> **EXERCISE DETAILS**
Leaving the pictures aside, transcribe every line below exactly.

(begin)

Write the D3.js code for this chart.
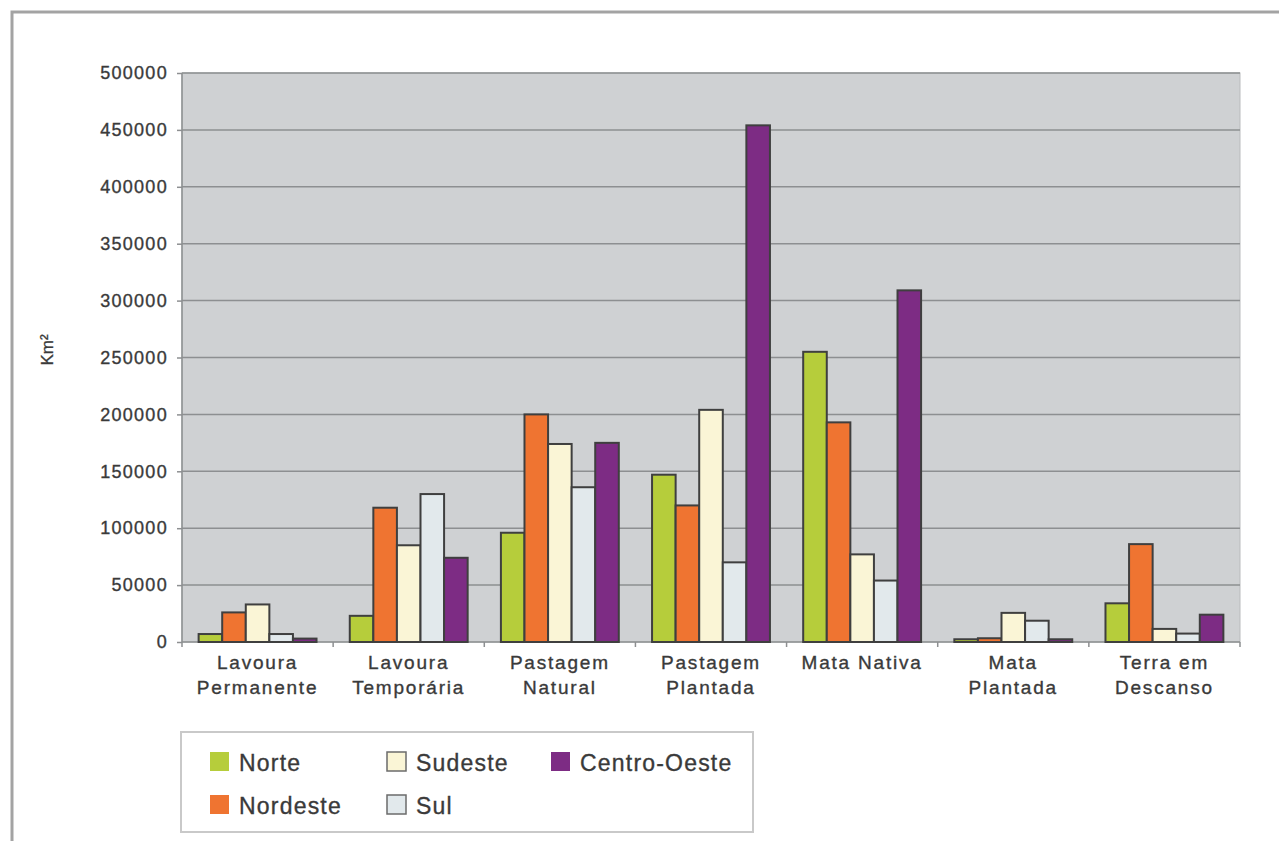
<!DOCTYPE html>
<html>
<head>
<meta charset="utf-8">
<script src="https://cdn.jsdelivr.net/npm/d3@7"></script>
<style>
  html, body { margin: 0; padding: 0; background: #fff; }
  svg { display: block; }
  text { font-family: "Liberation Sans", Arial, sans-serif; }
</style>
</head>
<body>
<svg id="chart" width="1279" height="841"></svg>
<script>
// categories (two-line labels)
const categories = [
  ["Lavoura", "Permanente"],
  ["Lavoura", "Temporária"],
  ["Pastagem", "Natural"],
  ["Pastagem", "Plantada"],
  ["Mata Nativa"],
  ["Mata", "Plantada"],
  ["Terra em", "Descanso"]
];
const regions = ["Norte", "Nordeste", "Sudeste", "Sul", "Centro-Oeste"];

// values in Km², one per category
const norte      = [7000, 23000, 96000, 147000, 255000, 2400, 34000];
const nordeste   = [26000, 118000, 200000, 120000, 193000, 3300, 86000];
const sudeste    = [33000, 85000, 174000, 204000, 77000, 25600, 11500];
const sul        = [7000, 130000, 136000, 70000, 54000, 18700, 7400];
const centroOeste = [3000, 74000, 175000, 454000, 309000, 2400, 24000];

const yTicks = [0, 50000, 100000, 150000, 200000, 250000, 300000, 350000, 400000, 450000, 500000];

const colors = {
  "Norte": "#b6cd3b",
  "Nordeste": "#ef7431",
  "Sudeste": "#faf5d6",
  "Sul": "#e2e9ec",
  "Centro-Oeste": "#7d2c84"
};

const seriesValues = { "Norte": norte, "Nordeste": nordeste, "Sudeste": sudeste, "Sul": sul, "Centro-Oeste": centroOeste };

const textColor = "#3a3a3a";
const svg = d3.select("#chart");
const plot = { left: 182, right: 1240, top: 73, bottom: 642 };

// outer frame (top and left edges)
svg.append("path")
  .attr("d", "M12,841 L12,12 L1279,12")
  .attr("fill", "none")
  .attr("stroke", "#a3a3a3")
  .attr("stroke-width", 3);

const x = d3.scaleBand()
  .domain(d3.range(categories.length))
  .range([plot.left, plot.right])
  .paddingInner(0.22)
  .paddingOuter(0.11);

const xs = d3.scaleBand()
  .domain(regions)
  .range([0, x.bandwidth()]);

const y = d3.scaleLinear()
  .domain([0, 500000])
  .range([plot.bottom, plot.top]);

// plot background
svg.append("rect")
  .attr("x", plot.left)
  .attr("y", plot.top)
  .attr("width", plot.right - plot.left)
  .attr("height", plot.bottom - plot.top)
  .attr("fill", "#cfd1d3")
  .attr("stroke", "#b9bbbd")
  .attr("stroke-width", 1);

// gridlines
svg.append("g")
  .selectAll("line")
  .data(yTicks)
  .enter()
  .append("line")
  .attr("x1", plot.left)
  .attr("x2", plot.right)
  .attr("y1", d => y(d))
  .attr("y2", d => y(d))
  .attr("stroke", "#8d8f91")
  .attr("stroke-width", 1.5);

// left axis line
svg.append("line")
  .attr("x1", plot.left).attr("x2", plot.left)
  .attr("y1", plot.top).attr("y2", plot.bottom)
  .attr("stroke", "#8d8f91")
  .attr("stroke-width", 1.5);

// y axis
const yAxis = svg.append("g")
  .attr("transform", `translate(${plot.left},0)`)
  .call(d3.axisLeft(y).tickValues(yTicks).tickSize(5).tickPadding(9).tickFormat(d3.format("d")));
yAxis.select(".domain").remove();
yAxis.selectAll(".tick line").attr("stroke", "#8d8f91").attr("stroke-width", 1.5);
yAxis.selectAll(".tick text")
  .attr("fill", textColor)
  .attr("stroke", textColor)
  .attr("stroke-width", 0.35)
  .attr("font-size", 18)
  .attr("letter-spacing", 1.3)
  .attr("font-family", "'Liberation Sans', Arial, sans-serif");

// x tick marks at category boundaries
const bounds = d3.range(categories.length + 1).map(i => plot.left + i * x.step());
svg.append("g")
  .selectAll("line")
  .data(bounds)
  .enter()
  .append("line")
  .attr("x1", d => d).attr("x2", d => d)
  .attr("y1", plot.bottom).attr("y2", plot.bottom + 5)
  .attr("stroke", "#8d8f91")
  .attr("stroke-width", 1.5);

// bars
const groups = svg.append("g")
  .selectAll("g")
  .data(categories.map((c, i) => i))
  .enter()
  .append("g")
  .attr("transform", i => `translate(${x(i)},0)`);

groups.selectAll("rect")
  .data(i => regions.map(r => ({ region: r, value: seriesValues[r][i] })))
  .enter()
  .append("rect")
  .attr("x", d => xs(d.region))
  .attr("y", d => y(d.value))
  .attr("width", xs.bandwidth())
  .attr("height", d => plot.bottom - y(d.value))
  .attr("fill", d => colors[d.region])
  .attr("stroke", "#3f3f3f")
  .attr("stroke-width", 2);

// category labels
const labels = svg.append("g")
  .selectAll("text")
  .data(categories.map((c, i) => ({ lines: c, i })))
  .enter()
  .append("text")
  .attr("x", d => x(d.i) + x.bandwidth() / 2)
  .attr("y", 669)
  .attr("text-anchor", "middle")
  .attr("fill", textColor)
  .attr("stroke", textColor)
  .attr("stroke-width", 0.35)
  .attr("font-size", 19)
  .attr("letter-spacing", 1.8);

labels.selectAll("tspan")
  .data(d => d.lines.map((t, k) => ({ t, k, x: x(d.i) + x.bandwidth() / 2 })))
  .enter()
  .append("tspan")
  .attr("x", d => d.x)
  .attr("dy", d => d.k === 0 ? 0 : 25)
  .text(d => d.t);

// y axis title
svg.append("text")
  .attr("transform", "translate(53,350) rotate(-90)")
  .attr("text-anchor", "middle")
  .attr("fill", textColor)
  .attr("stroke", textColor)
  .attr("stroke-width", 0.3)
  .attr("font-size", 17)
  .text("Km²");

// legend
const legend = svg.append("g");
legend.append("rect")
  .attr("x", 181).attr("y", 732)
  .attr("width", 572).attr("height", 100)
  .attr("fill", "#fff")
  .attr("stroke", "#c9c9c9")
  .attr("stroke-width", 2);

const legendPos = {
  "Norte": [210, 752],
  "Nordeste": [210, 795],
  "Sudeste": [387, 752],
  "Sul": [387, 795],
  "Centro-Oeste": [551, 752]
};

const items = legend.selectAll("g.item")
  .data(regions)
  .enter()
  .append("g")
  .attr("class", "item")
  .attr("transform", r => `translate(${legendPos[r][0]},${legendPos[r][1]})`);

items.append("rect")
  .attr("width", 19).attr("height", 19)
  .attr("fill", r => colors[r])
  .attr("stroke", r => (r === "Sudeste" || r === "Sul") ? "#6b6b6b" : "none")
  .attr("stroke-width", 1.5);

items.append("text")
  .attr("x", 29)
  .attr("y", 19)
  .attr("fill", textColor)
  .attr("stroke", textColor)
  .attr("stroke-width", 0.35)
  .attr("font-size", 23)
  .attr("letter-spacing", 1.2)
  .text(r => r);
</script>
</body>
</html>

(end)

> **RESPONSE TO THE EXERCISE**
Write the D3.js code for this chart.
<!DOCTYPE html>
<html>
<head>
<meta charset="utf-8">
<script src="https://cdn.jsdelivr.net/npm/d3@7"></script>
<style>
  html, body { margin: 0; padding: 0; background: #fff; }
  svg { display: block; }
  text { font-family: "Liberation Sans", Arial, sans-serif; }
</style>
</head>
<body>
<svg id="chart" width="1279" height="841"></svg>
<script>
// categories (two-line labels)
const categories = [
  ["Lavoura", "Permanente"],
  ["Lavoura", "Temporária"],
  ["Pastagem", "Natural"],
  ["Pastagem", "Plantada"],
  ["Mata Nativa"],
  ["Mata", "Plantada"],
  ["Terra em", "Descanso"]
];
const regions = ["Norte", "Nordeste", "Sudeste", "Sul", "Centro-Oeste"];

// values in Km², one per category
const norte      = [7000, 23000, 96000, 147000, 255000, 2400, 34000];
const nordeste   = [26000, 118000, 200000, 120000, 193000, 3300, 86000];
const sudeste    = [33000, 85000, 174000, 204000, 77000, 25600, 11500];
const sul        = [7000, 130000, 136000, 70000, 54000, 18700, 7400];
const centroOeste = [3000, 74000, 175000, 454000, 309000, 2400, 24000];

const yTicks = [0, 50000, 100000, 150000, 200000, 250000, 300000, 350000, 400000, 450000, 500000];

const colors = {
  "Norte": "#b6cd3b",
  "Nordeste": "#ef7431",
  "Sudeste": "#faf5d6",
  "Sul": "#e2e9ec",
  "Centro-Oeste": "#7d2c84"
};

const seriesValues = { "Norte": norte, "Nordeste": nordeste, "Sudeste": sudeste, "Sul": sul, "Centro-Oeste": centroOeste };

const textColor = "#3a3a3a";
const svg = d3.select("#chart");
const plot = { left: 182, right: 1240, top: 73, bottom: 642 };

// outer frame (top and left edges)
svg.append("path")
  .attr("d", "M12,841 L12,12 L1279,12")
  .attr("fill", "none")
  .attr("stroke", "#a3a3a3")
  .attr("stroke-width", 3);

const x = d3.scaleBand()
  .domain(d3.range(categories.length))
  .range([plot.left, plot.right])
  .paddingInner(0.22)
  .paddingOuter(0.11);

const xs = d3.scaleBand()
  .domain(regions)
  .range([0, x.bandwidth()]);

const y = d3.scaleLinear()
  .domain([0, 500000])
  .range([plot.bottom, plot.top]);

// plot background
svg.append("rect")
  .attr("x", plot.left)
  .attr("y", plot.top)
  .attr("width", plot.right - plot.left)
  .attr("height", plot.bottom - plot.top)
  .attr("fill", "#cfd1d3")
  .attr("stroke", "#b9bbbd")
  .attr("stroke-width", 1);

// gridlines
svg.append("g")
  .selectAll("line")
  .data(yTicks)
  .enter()
  .append("line")
  .attr("x1", plot.left)
  .attr("x2", plot.right)
  .attr("y1", d => y(d))
  .attr("y2", d => y(d))
  .attr("stroke", "#8d8f91")
  .attr("stroke-width", 1.5);

// left axis line
svg.append("line")
  .attr("x1", plot.left).attr("x2", plot.left)
  .attr("y1", plot.top).attr("y2", plot.bottom)
  .attr("stroke", "#8d8f91")
  .attr("stroke-width", 1.5);

// y axis
const yAxis = svg.append("g")
  .attr("transform", `translate(${plot.left},0)`)
  .call(d3.axisLeft(y).tickValues(yTicks).tickSize(5).tickPadding(9).tickFormat(d3.format("d")));
yAxis.select(".domain").remove();
yAxis.selectAll(".tick line").attr("stroke", "#8d8f91").attr("stroke-width", 1.5);
yAxis.selectAll(".tick text")
  .attr("fill", textColor)
  .attr("stroke", textColor)
  .attr("stroke-width", 0.35)
  .attr("font-size", 18)
  .attr("letter-spacing", 1.3)
  .attr("font-family", "'Liberation Sans', Arial, sans-serif");

// x tick marks at category boundaries
const bounds = d3.range(categories.length + 1).map(i => plot.left + i * x.step());
svg.append("g")
  .selectAll("line")
  .data(bounds)
  .enter()
  .append("line")
  .attr("x1", d => d).attr("x2", d => d)
  .attr("y1", plot.bottom).attr("y2", plot.bottom + 5)
  .attr("stroke", "#8d8f91")
  .attr("stroke-width", 1.5);

// bars
const groups = svg.append("g")
  .selectAll("g")
  .data(categories.map((c, i) => i))
  .enter()
  .append("g")
  .attr("transform", i => `translate(${x(i)},0)`);

groups.selectAll("rect")
  .data(i => regions.map(r => ({ region: r, value: seriesValues[r][i] })))
  .enter()
  .append("rect")
  .attr("x", d => xs(d.region))
  .attr("y", d => y(d.value))
  .attr("width", xs.bandwidth())
  .attr("height", d => plot.bottom - y(d.value))
  .attr("fill", d => colors[d.region])
  .attr("stroke", "#3f3f3f")
  .attr("stroke-width", 2);

// category labels
const labels = svg.append("g")
  .selectAll("text")
  .data(categories.map((c, i) => ({ lines: c, i })))
  .enter()
  .append("text")
  .attr("x", d => x(d.i) + x.bandwidth() / 2)
  .attr("y", 669)
  .attr("text-anchor", "middle")
  .attr("fill", textColor)
  .attr("stroke", textColor)
  .attr("stroke-width", 0.35)
  .attr("font-size", 19)
  .attr("letter-spacing", 1.8);

labels.selectAll("tspan")
  .data(d => d.lines.map((t, k) => ({ t, k, x: x(d.i) + x.bandwidth() / 2 })))
  .enter()
  .append("tspan")
  .attr("x", d => d.x)
  .attr("dy", d => d.k === 0 ? 0 : 25)
  .text(d => d.t);

// y axis title
svg.append("text")
  .attr("transform", "translate(53,350) rotate(-90)")
  .attr("text-anchor", "middle")
  .attr("fill", textColor)
  .attr("stroke", textColor)
  .attr("stroke-width", 0.3)
  .attr("font-size", 17)
  .text("Km²");

// legend
const legend = svg.append("g");
legend.append("rect")
  .attr("x", 181).attr("y", 732)
  .attr("width", 572).attr("height", 100)
  .attr("fill", "#fff")
  .attr("stroke", "#c9c9c9")
  .attr("stroke-width", 2);

const legendPos = {
  "Norte": [210, 752],
  "Nordeste": [210, 795],
  "Sudeste": [387, 752],
  "Sul": [387, 795],
  "Centro-Oeste": [551, 752]
};

const items = legend.selectAll("g.item")
  .data(regions)
  .enter()
  .append("g")
  .attr("class", "item")
  .attr("transform", r => `translate(${legendPos[r][0]},${legendPos[r][1]})`);

items.append("rect")
  .attr("width", 19).attr("height", 19)
  .attr("fill", r => colors[r])
  .attr("stroke", r => (r === "Sudeste" || r === "Sul") ? "#6b6b6b" : "none")
  .attr("stroke-width", 1.5);

items.append("text")
  .attr("x", 29)
  .attr("y", 19)
  .attr("fill", textColor)
  .attr("stroke", textColor)
  .attr("stroke-width", 0.35)
  .attr("font-size", 23)
  .attr("letter-spacing", 1.2)
  .text(r => r);
</script>
</body>
</html>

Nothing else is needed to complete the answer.